Your task is to repeat the lines below exactly, excluding any pictures they contain.

| Provided material |
## Begin
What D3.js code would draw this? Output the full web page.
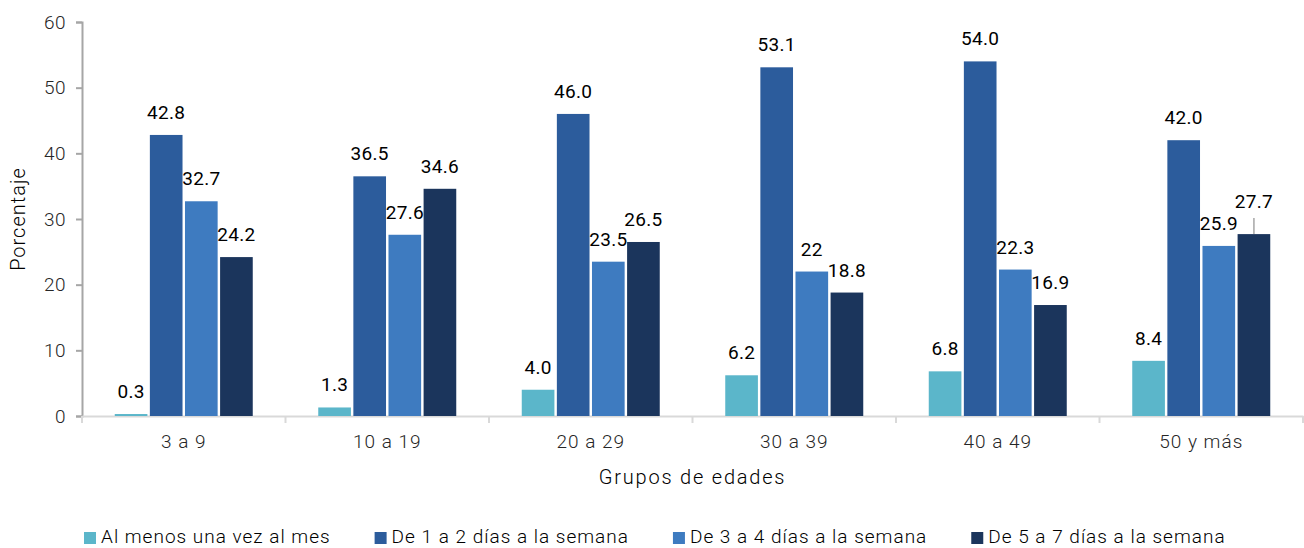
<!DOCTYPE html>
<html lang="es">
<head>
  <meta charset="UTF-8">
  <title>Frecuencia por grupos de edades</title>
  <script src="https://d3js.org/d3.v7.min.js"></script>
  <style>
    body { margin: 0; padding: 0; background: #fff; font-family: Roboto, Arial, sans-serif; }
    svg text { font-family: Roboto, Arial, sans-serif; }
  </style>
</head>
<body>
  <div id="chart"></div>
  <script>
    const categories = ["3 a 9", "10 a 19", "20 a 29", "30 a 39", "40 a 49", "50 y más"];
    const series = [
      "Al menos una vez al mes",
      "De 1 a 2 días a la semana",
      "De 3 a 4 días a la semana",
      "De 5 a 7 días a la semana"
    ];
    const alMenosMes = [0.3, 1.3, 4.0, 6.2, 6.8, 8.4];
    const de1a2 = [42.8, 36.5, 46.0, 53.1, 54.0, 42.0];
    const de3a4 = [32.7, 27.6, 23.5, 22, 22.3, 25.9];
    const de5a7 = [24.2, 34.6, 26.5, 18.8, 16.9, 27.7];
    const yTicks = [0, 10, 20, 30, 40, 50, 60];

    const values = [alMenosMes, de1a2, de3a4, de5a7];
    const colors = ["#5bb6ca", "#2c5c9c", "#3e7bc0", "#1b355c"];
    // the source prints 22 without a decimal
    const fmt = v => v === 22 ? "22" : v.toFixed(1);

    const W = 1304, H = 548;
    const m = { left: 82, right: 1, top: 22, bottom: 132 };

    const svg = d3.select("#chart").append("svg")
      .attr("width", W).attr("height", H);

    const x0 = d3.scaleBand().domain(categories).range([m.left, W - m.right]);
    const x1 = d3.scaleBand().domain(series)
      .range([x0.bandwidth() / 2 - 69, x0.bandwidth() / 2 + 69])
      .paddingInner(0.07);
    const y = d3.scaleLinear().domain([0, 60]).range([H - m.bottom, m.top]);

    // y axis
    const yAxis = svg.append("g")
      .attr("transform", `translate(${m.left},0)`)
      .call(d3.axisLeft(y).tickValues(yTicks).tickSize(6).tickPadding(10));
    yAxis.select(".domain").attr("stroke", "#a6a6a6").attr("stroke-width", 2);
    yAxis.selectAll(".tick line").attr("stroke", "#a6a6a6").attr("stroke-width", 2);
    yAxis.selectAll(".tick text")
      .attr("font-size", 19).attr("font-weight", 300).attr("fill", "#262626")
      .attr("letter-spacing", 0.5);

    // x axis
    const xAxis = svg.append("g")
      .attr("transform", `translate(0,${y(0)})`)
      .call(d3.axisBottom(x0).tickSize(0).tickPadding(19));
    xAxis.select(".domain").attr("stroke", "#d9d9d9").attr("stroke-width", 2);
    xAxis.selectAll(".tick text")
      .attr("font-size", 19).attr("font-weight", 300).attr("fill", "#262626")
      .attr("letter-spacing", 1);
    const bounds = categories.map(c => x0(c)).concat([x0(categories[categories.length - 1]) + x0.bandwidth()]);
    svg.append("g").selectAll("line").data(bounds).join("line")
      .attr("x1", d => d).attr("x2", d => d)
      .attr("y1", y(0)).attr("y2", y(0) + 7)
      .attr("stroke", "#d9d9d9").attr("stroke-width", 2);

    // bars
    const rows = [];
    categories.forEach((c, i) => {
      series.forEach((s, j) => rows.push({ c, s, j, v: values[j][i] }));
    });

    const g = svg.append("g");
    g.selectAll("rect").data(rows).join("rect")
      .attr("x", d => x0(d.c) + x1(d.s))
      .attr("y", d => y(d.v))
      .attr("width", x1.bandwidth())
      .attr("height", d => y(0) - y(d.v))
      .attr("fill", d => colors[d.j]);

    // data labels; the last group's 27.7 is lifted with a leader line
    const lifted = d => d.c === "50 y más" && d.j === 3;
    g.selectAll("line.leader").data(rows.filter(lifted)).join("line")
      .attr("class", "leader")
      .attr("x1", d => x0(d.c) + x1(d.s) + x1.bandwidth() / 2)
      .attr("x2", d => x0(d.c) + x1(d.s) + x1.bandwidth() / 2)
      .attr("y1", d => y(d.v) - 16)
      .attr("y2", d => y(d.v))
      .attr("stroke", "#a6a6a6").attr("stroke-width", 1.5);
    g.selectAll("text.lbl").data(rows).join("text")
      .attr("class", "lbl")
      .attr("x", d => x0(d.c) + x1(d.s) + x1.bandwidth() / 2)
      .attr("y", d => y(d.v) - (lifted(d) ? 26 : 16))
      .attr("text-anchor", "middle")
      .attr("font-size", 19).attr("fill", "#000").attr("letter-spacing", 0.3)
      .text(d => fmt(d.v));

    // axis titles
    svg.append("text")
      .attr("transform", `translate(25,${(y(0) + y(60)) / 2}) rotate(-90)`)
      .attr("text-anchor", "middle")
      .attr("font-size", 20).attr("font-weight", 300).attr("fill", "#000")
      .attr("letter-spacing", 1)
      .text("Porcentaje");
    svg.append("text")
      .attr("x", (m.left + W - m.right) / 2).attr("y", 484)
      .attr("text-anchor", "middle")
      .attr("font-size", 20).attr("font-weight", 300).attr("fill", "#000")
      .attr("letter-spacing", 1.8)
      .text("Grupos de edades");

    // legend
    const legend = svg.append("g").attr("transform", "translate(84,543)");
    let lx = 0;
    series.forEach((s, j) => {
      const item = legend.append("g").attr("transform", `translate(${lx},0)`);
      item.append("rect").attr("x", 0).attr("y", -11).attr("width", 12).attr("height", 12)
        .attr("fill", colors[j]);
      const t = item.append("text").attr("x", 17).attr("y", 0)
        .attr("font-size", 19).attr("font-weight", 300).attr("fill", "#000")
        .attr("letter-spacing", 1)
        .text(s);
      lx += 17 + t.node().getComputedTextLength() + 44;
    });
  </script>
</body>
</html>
## End
| Solution for this exercise |
What D3.js code would draw this? Output the full web page.
<!DOCTYPE html>
<html lang="es">
<head>
  <meta charset="UTF-8">
  <title>Frecuencia por grupos de edades</title>
  <script src="https://d3js.org/d3.v7.min.js"></script>
  <style>
    body { margin: 0; padding: 0; background: #fff; font-family: Roboto, Arial, sans-serif; }
    svg text { font-family: Roboto, Arial, sans-serif; }
  </style>
</head>
<body>
  <div id="chart"></div>
  <script>
    const categories = ["3 a 9", "10 a 19", "20 a 29", "30 a 39", "40 a 49", "50 y más"];
    const series = [
      "Al menos una vez al mes",
      "De 1 a 2 días a la semana",
      "De 3 a 4 días a la semana",
      "De 5 a 7 días a la semana"
    ];
    const alMenosMes = [0.3, 1.3, 4.0, 6.2, 6.8, 8.4];
    const de1a2 = [42.8, 36.5, 46.0, 53.1, 54.0, 42.0];
    const de3a4 = [32.7, 27.6, 23.5, 22, 22.3, 25.9];
    const de5a7 = [24.2, 34.6, 26.5, 18.8, 16.9, 27.7];
    const yTicks = [0, 10, 20, 30, 40, 50, 60];

    const values = [alMenosMes, de1a2, de3a4, de5a7];
    const colors = ["#5bb6ca", "#2c5c9c", "#3e7bc0", "#1b355c"];
    // the source prints 22 without a decimal
    const fmt = v => v === 22 ? "22" : v.toFixed(1);

    const W = 1304, H = 548;
    const m = { left: 82, right: 1, top: 22, bottom: 132 };

    const svg = d3.select("#chart").append("svg")
      .attr("width", W).attr("height", H);

    const x0 = d3.scaleBand().domain(categories).range([m.left, W - m.right]);
    const x1 = d3.scaleBand().domain(series)
      .range([x0.bandwidth() / 2 - 69, x0.bandwidth() / 2 + 69])
      .paddingInner(0.07);
    const y = d3.scaleLinear().domain([0, 60]).range([H - m.bottom, m.top]);

    // y axis
    const yAxis = svg.append("g")
      .attr("transform", `translate(${m.left},0)`)
      .call(d3.axisLeft(y).tickValues(yTicks).tickSize(6).tickPadding(10));
    yAxis.select(".domain").attr("stroke", "#a6a6a6").attr("stroke-width", 2);
    yAxis.selectAll(".tick line").attr("stroke", "#a6a6a6").attr("stroke-width", 2);
    yAxis.selectAll(".tick text")
      .attr("font-size", 19).attr("font-weight", 300).attr("fill", "#262626")
      .attr("letter-spacing", 0.5);

    // x axis
    const xAxis = svg.append("g")
      .attr("transform", `translate(0,${y(0)})`)
      .call(d3.axisBottom(x0).tickSize(0).tickPadding(19));
    xAxis.select(".domain").attr("stroke", "#d9d9d9").attr("stroke-width", 2);
    xAxis.selectAll(".tick text")
      .attr("font-size", 19).attr("font-weight", 300).attr("fill", "#262626")
      .attr("letter-spacing", 1);
    const bounds = categories.map(c => x0(c)).concat([x0(categories[categories.length - 1]) + x0.bandwidth()]);
    svg.append("g").selectAll("line").data(bounds).join("line")
      .attr("x1", d => d).attr("x2", d => d)
      .attr("y1", y(0)).attr("y2", y(0) + 7)
      .attr("stroke", "#d9d9d9").attr("stroke-width", 2);

    // bars
    const rows = [];
    categories.forEach((c, i) => {
      series.forEach((s, j) => rows.push({ c, s, j, v: values[j][i] }));
    });

    const g = svg.append("g");
    g.selectAll("rect").data(rows).join("rect")
      .attr("x", d => x0(d.c) + x1(d.s))
      .attr("y", d => y(d.v))
      .attr("width", x1.bandwidth())
      .attr("height", d => y(0) - y(d.v))
      .attr("fill", d => colors[d.j]);

    // data labels; the last group's 27.7 is lifted with a leader line
    const lifted = d => d.c === "50 y más" && d.j === 3;
    g.selectAll("line.leader").data(rows.filter(lifted)).join("line")
      .attr("class", "leader")
      .attr("x1", d => x0(d.c) + x1(d.s) + x1.bandwidth() / 2)
      .attr("x2", d => x0(d.c) + x1(d.s) + x1.bandwidth() / 2)
      .attr("y1", d => y(d.v) - 16)
      .attr("y2", d => y(d.v))
      .attr("stroke", "#a6a6a6").attr("stroke-width", 1.5);
    g.selectAll("text.lbl").data(rows).join("text")
      .attr("class", "lbl")
      .attr("x", d => x0(d.c) + x1(d.s) + x1.bandwidth() / 2)
      .attr("y", d => y(d.v) - (lifted(d) ? 26 : 16))
      .attr("text-anchor", "middle")
      .attr("font-size", 19).attr("fill", "#000").attr("letter-spacing", 0.3)
      .text(d => fmt(d.v));

    // axis titles
    svg.append("text")
      .attr("transform", `translate(25,${(y(0) + y(60)) / 2}) rotate(-90)`)
      .attr("text-anchor", "middle")
      .attr("font-size", 20).attr("font-weight", 300).attr("fill", "#000")
      .attr("letter-spacing", 1)
      .text("Porcentaje");
    svg.append("text")
      .attr("x", (m.left + W - m.right) / 2).attr("y", 484)
      .attr("text-anchor", "middle")
      .attr("font-size", 20).attr("font-weight", 300).attr("fill", "#000")
      .attr("letter-spacing", 1.8)
      .text("Grupos de edades");

    // legend
    const legend = svg.append("g").attr("transform", "translate(84,543)");
    let lx = 0;
    series.forEach((s, j) => {
      const item = legend.append("g").attr("transform", `translate(${lx},0)`);
      item.append("rect").attr("x", 0).attr("y", -11).attr("width", 12).attr("height", 12)
        .attr("fill", colors[j]);
      const t = item.append("text").attr("x", 17).attr("y", 0)
        .attr("font-size", 19).attr("font-weight", 300).attr("fill", "#000")
        .attr("letter-spacing", 1)
        .text(s);
      lx += 17 + t.node().getComputedTextLength() + 44;
    });
  </script>
</body>
</html>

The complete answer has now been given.